Please write out the lines of the data exactly, beginning with the first and ending with the line containing "(5,3.5) rectangle (532,459);"; leave the pictures behind.

— START OF DATA SECTION —

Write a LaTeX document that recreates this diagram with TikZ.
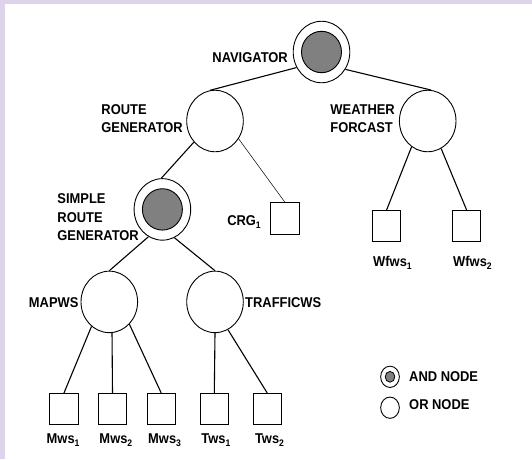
\documentclass[tikz,border=0pt]{standalone}
\usepackage{fontspec}
\setmainfont{Liberation Sans}[FakeStretch=0.91]
\usetikzlibrary{shapes.geometric}
\definecolor{framelilac}{HTML}{DDD4EA}
\definecolor{andgray}{HTML}{808080}
\newcommand{\wsub}[1]{\raisebox{-3.3pt}{\fontsize{9.5}{9.5}\selectfont #1}}
\tikzset{
    every node/.style={font=\fontsize{14.2}{18.5}\selectfont\bfseries},
    lbl/.style={inner sep=0pt,align=left},
    ornode/.style={ellipse,draw,line width=0.9pt,minimum width=56.6pt,minimum height=61.5pt,inner sep=0pt},
    andnode/.style={ornode,path picture={\draw[fill=andgray,line width=0.9pt] (path picture bounding box.center) ellipse (20pt and 20.7pt);}},
    legor/.style={ellipse,draw,line width=0.9pt,minimum width=18.7pt,minimum height=21.3pt,inner sep=0pt},
    legand/.style={legor,path picture={\draw[fill=andgray,line width=0.8pt] (path picture bounding box.center) ellipse (4.8pt and 5.4pt);}},
    wsbox/.style={rectangle,draw,line width=0.9pt,minimum width=28.4pt,minimum height=31.2pt,inner sep=0pt},
    link/.style={line width=1.1pt},
    thinlink/.style={line width=0.5pt}
}

\begin{document}
\begin{tikzpicture}[x=1pt,y=-1pt]
\fill[framelilac] (0,0) rectangle (532,459);
\fill[white] (5,3.5) rectangle (532,459);

\node[andnode] (nav) at (321.5,52) {};
\node[ornode] (rg) at (215,121) {};
\node[ornode] (wf) at (427.7,121) {};
\node[andnode] (srg) at (162.4,209.4) {};
\node[wsbox] (crg) at (285,218.4) {};
\node[wsbox] (wfws1) at (386.6,226) {};
\node[wsbox] (wfws2) at (466.6,226) {};
\node[ornode] (mapws) at (109.3,301.9) {};
\node[ornode] (traf) at (215,301.9) {};
\node[wsbox] (mws1) at (64,409) {};
\node[wsbox] (mws2) at (112.5,409) {};
\node[wsbox] (mws3) at (161.2,409) {};
\node[wsbox] (tws1) at (214.3,409) {};
\node[wsbox] (tws2) at (267.2,409) {};

\node[lbl,anchor=east] (navlbl) at (288,58) {NAVIGATOR};
\node[lbl,anchor=east] (rglbl) at (183,118.5) {ROUTE\\GENERATOR};
\node[lbl,anchor=east] (wflbl) at (395,118.5) {WEATHER\\FORCAST};
\node[lbl,anchor=east] (srglbl) at (139,217.5) {SIMPLE\\ROUTE\\GENERATOR};
\node[lbl,anchor=east] (crglbl) at (261,222) {CRG\wsub{1}};
\node[lbl] (wfws1lbl) at (392.5,263) {Wfws\wsub{1}};
\node[lbl] (wfws2lbl) at (472.5,263) {Wfws\wsub{2}};
\node[lbl,anchor=east] (mapwslbl) at (78.7,302.7) {MAPWS};
\node[lbl,anchor=west] (traflbl) at (245,302.7) {TRAFFICWS};
\node[lbl] (mws1lbl) at (63.1,440) {Mws\wsub{1}};
\node[lbl] (mws2lbl) at (115.9,440) {Mws\wsub{2}};
\node[lbl] (mws3lbl) at (164.6,440) {Mws\wsub{3}};
\node[lbl] (tws1lbl) at (215.9,440) {Tws\wsub{1}};
\node[lbl] (tws2lbl) at (269.5,440) {Tws\wsub{2}};

\node[legand] (legandnode) at (390,376.8) {};
\node[legor] (legornode) at (390,407.7) {};
\node[lbl,anchor=west] (legandlbl) at (409,376.4) {AND NODE};
\node[lbl,anchor=west] (legorlbl) at (409,404.5) {OR NODE};

\draw[link] (nav.212) -- (rg.99);
\draw[link] (nav.324) -- (wf.84);
\draw[link] (rg.225) -- (srg.92);
\draw[thinlink] (rg.323) -- (crg.north);
\draw[link] (wf.238) -- (wfws1.north);
\draw[link] (wf.296) -- (wfws2.north);
\draw[link] (srg.243) -- (mapws.north);
\draw[link] (srg.293) -- (traf.north);
\draw[link] (mapws.234) -- (mws1.north);
\draw[link] (mapws.275) -- (mws2.north);
\draw[link] (mapws.312) -- (mws3.north);
\draw[link] (traf.south) -- (tws1.north);
\draw[link] (traf.295) -- (tws2.north);
\end{tikzpicture}
\end{document}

— END OF DATA SECTION —

OUTPUT FOR THIS EXERCISE:
Write a LaTeX document that recreates this diagram with TikZ.
\documentclass[tikz,border=0pt]{standalone}
\usepackage{fontspec}
\setmainfont{Liberation Sans}[FakeStretch=0.91]
\usetikzlibrary{shapes.geometric}
\definecolor{framelilac}{HTML}{DDD4EA}
\definecolor{andgray}{HTML}{808080}
\newcommand{\wsub}[1]{\raisebox{-3.3pt}{\fontsize{9.5}{9.5}\selectfont #1}}
\tikzset{
    every node/.style={font=\fontsize{14.2}{18.5}\selectfont\bfseries},
    lbl/.style={inner sep=0pt,align=left},
    ornode/.style={ellipse,draw,line width=0.9pt,minimum width=56.6pt,minimum height=61.5pt,inner sep=0pt},
    andnode/.style={ornode,path picture={\draw[fill=andgray,line width=0.9pt] (path picture bounding box.center) ellipse (20pt and 20.7pt);}},
    legor/.style={ellipse,draw,line width=0.9pt,minimum width=18.7pt,minimum height=21.3pt,inner sep=0pt},
    legand/.style={legor,path picture={\draw[fill=andgray,line width=0.8pt] (path picture bounding box.center) ellipse (4.8pt and 5.4pt);}},
    wsbox/.style={rectangle,draw,line width=0.9pt,minimum width=28.4pt,minimum height=31.2pt,inner sep=0pt},
    link/.style={line width=1.1pt},
    thinlink/.style={line width=0.5pt}
}

\begin{document}
\begin{tikzpicture}[x=1pt,y=-1pt]
\fill[framelilac] (0,0) rectangle (532,459);
\fill[white] (5,3.5) rectangle (532,459);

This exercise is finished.